O destaque dos brasileiros ao longo do festival pode instigar uma discussão a ser discutida muito além do Novas Frequências: em que direção, afinal, move-se a chamada “música experimental” brasileira? Contando com apresentações de diversos entusiastas de selos (como Abdala e sua Propósito Recs, Bruno Belluomini encabeçando o TRNQR; Edbrass, João Meirelles e Rômulo Alexis como parte do Sê-lo! Netlabel) e projetos (como o Dissonantes, ciclo mensal de apresentações protagonizadas por mulheres em São Paulo), o festival tirou suas atrações do olho do furacão de manifestações artísticas de vanguarda por todo o Brasil.

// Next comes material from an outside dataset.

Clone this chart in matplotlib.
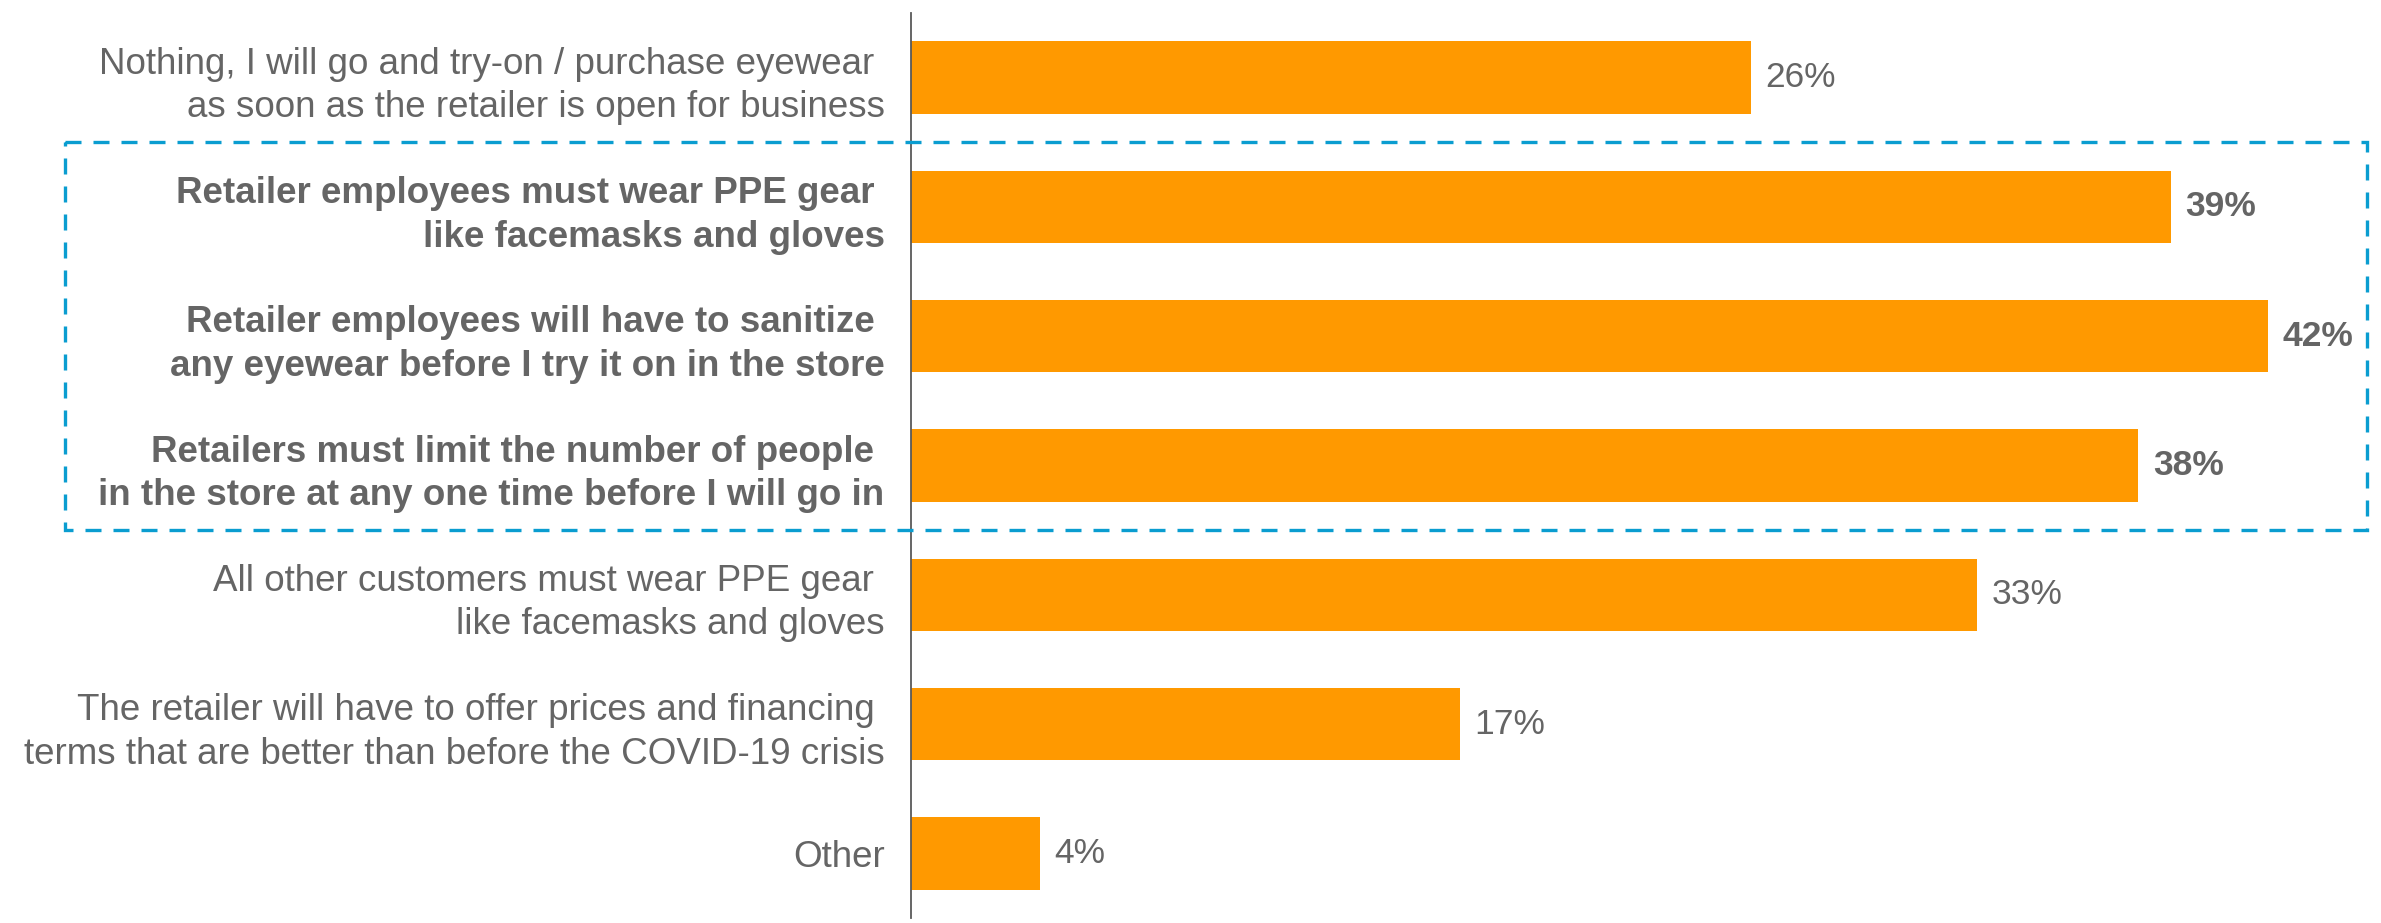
import matplotlib.pyplot as plt
from matplotlib.patches import Rectangle
from matplotlib.transforms import blended_transform_factory

plt.rcParams['font.family'] = ['Liberation Sans', 'DejaVu Sans']

labels = [
    "Nothing, I will go and try-on / purchase eyewear \nas soon as the retailer is open for business",
    "Retailer employees must wear PPE gear \nlike facemasks and gloves",
    "Retailer employees will have to sanitize \nany eyewear before I try it on in the store",
    "Retailers must limit the number of people \nin the store at any one time before I will go in",
    "All other customers must wear PPE gear \nlike facemasks and gloves",
    "The retailer will have to offer prices and financing \nterms that are better than before the COVID-19 crisis",
    "Other",
]
values = [26, 39, 42, 38, 33, 17, 4]
highlight = [False, True, True, True, False, False, False]

bar_color = "#FF9900"
text_color = "#656565"
box_color = "#0A9DD0"

W, H = 2381, 923
px_per_pct = 32.3
fig = plt.figure(figsize=(W / 100, H / 100), dpi=100)
ax = fig.add_axes([911 / W, 5 / H, 1 - 911 / W, 905 / H])

pos = list(range(len(values)))
ax.barh(pos, values, height=0.56, color=bar_color)

ax.set_xlim(0, 1470 / px_per_pct)
ax.set_ylim(len(values) - 0.5, -0.5)

for y, v, hl in zip(pos, values, highlight):
    ax.text(v + 0.45, y, f"{v}%", va="center", ha="left", fontsize=25.5,
            color=text_color, fontweight="bold" if hl else "normal")

ax.set_yticks(pos)
ax.set_yticklabels(labels, fontsize=26.5, color=text_color, linespacing=1.32)
for t, hl in zip(ax.get_yticklabels(), highlight):
    if hl:
        t.set_fontweight("bold")
ax.tick_params(axis="y", length=0, pad=19)
ax.set_xticks([])

for s in ["top", "right", "bottom"]:
    ax.spines[s].set_visible(False)
ax.spines["left"].set_color("#595959")
ax.spines["left"].set_linewidth(1.3)

# dashed frame around the three retailer-side measures
tr = blended_transform_factory(fig.transFigure, ax.transData)
box = Rectangle((65 / W, 0.5), (2367 - 65) / W, 3.0, transform=tr,
                fill=False, edgecolor=box_color, linewidth=2.4,
                linestyle=(0, (4.8, 3.6)), clip_on=False)
fig.add_artist(box)

fig.savefig("out.png", dpi=100)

A discussão que paira no ar, já provocada por eventos como o Festival Internacional de Música Experimental (FIME) e o Festival de Música Estranha, destaca outra mudança do Novas Frequências em 2016: as usuais mesas e oficinas organizadas pelo festival durante a tarde limitaram-se a apenas uma roda de conversa, realizada antes das apresentações de Natacha Maurer, Renata Roman, Carla Boregas, Paula Rebellato e Leandra Lambert pelo Dissonantes e pautada na presença feminina na música experimental.
Diferenças em relação aos anos anteriores devidamente colocadas, eu diria que o Novas Frequências 2016 foi uma edição de sucesso, que não precisou contar com grandes nomes (e, principalmente, com grandes nomes gringos) para chamar espectadores, desafiar o olhar (e audição) comum sobre o que é ou seria a tal da música “experimental” ou “de vanguarda” e manter boa parte do público de olhos bem abertos para o que se seguirá na experimentação musical brasileira em 2017.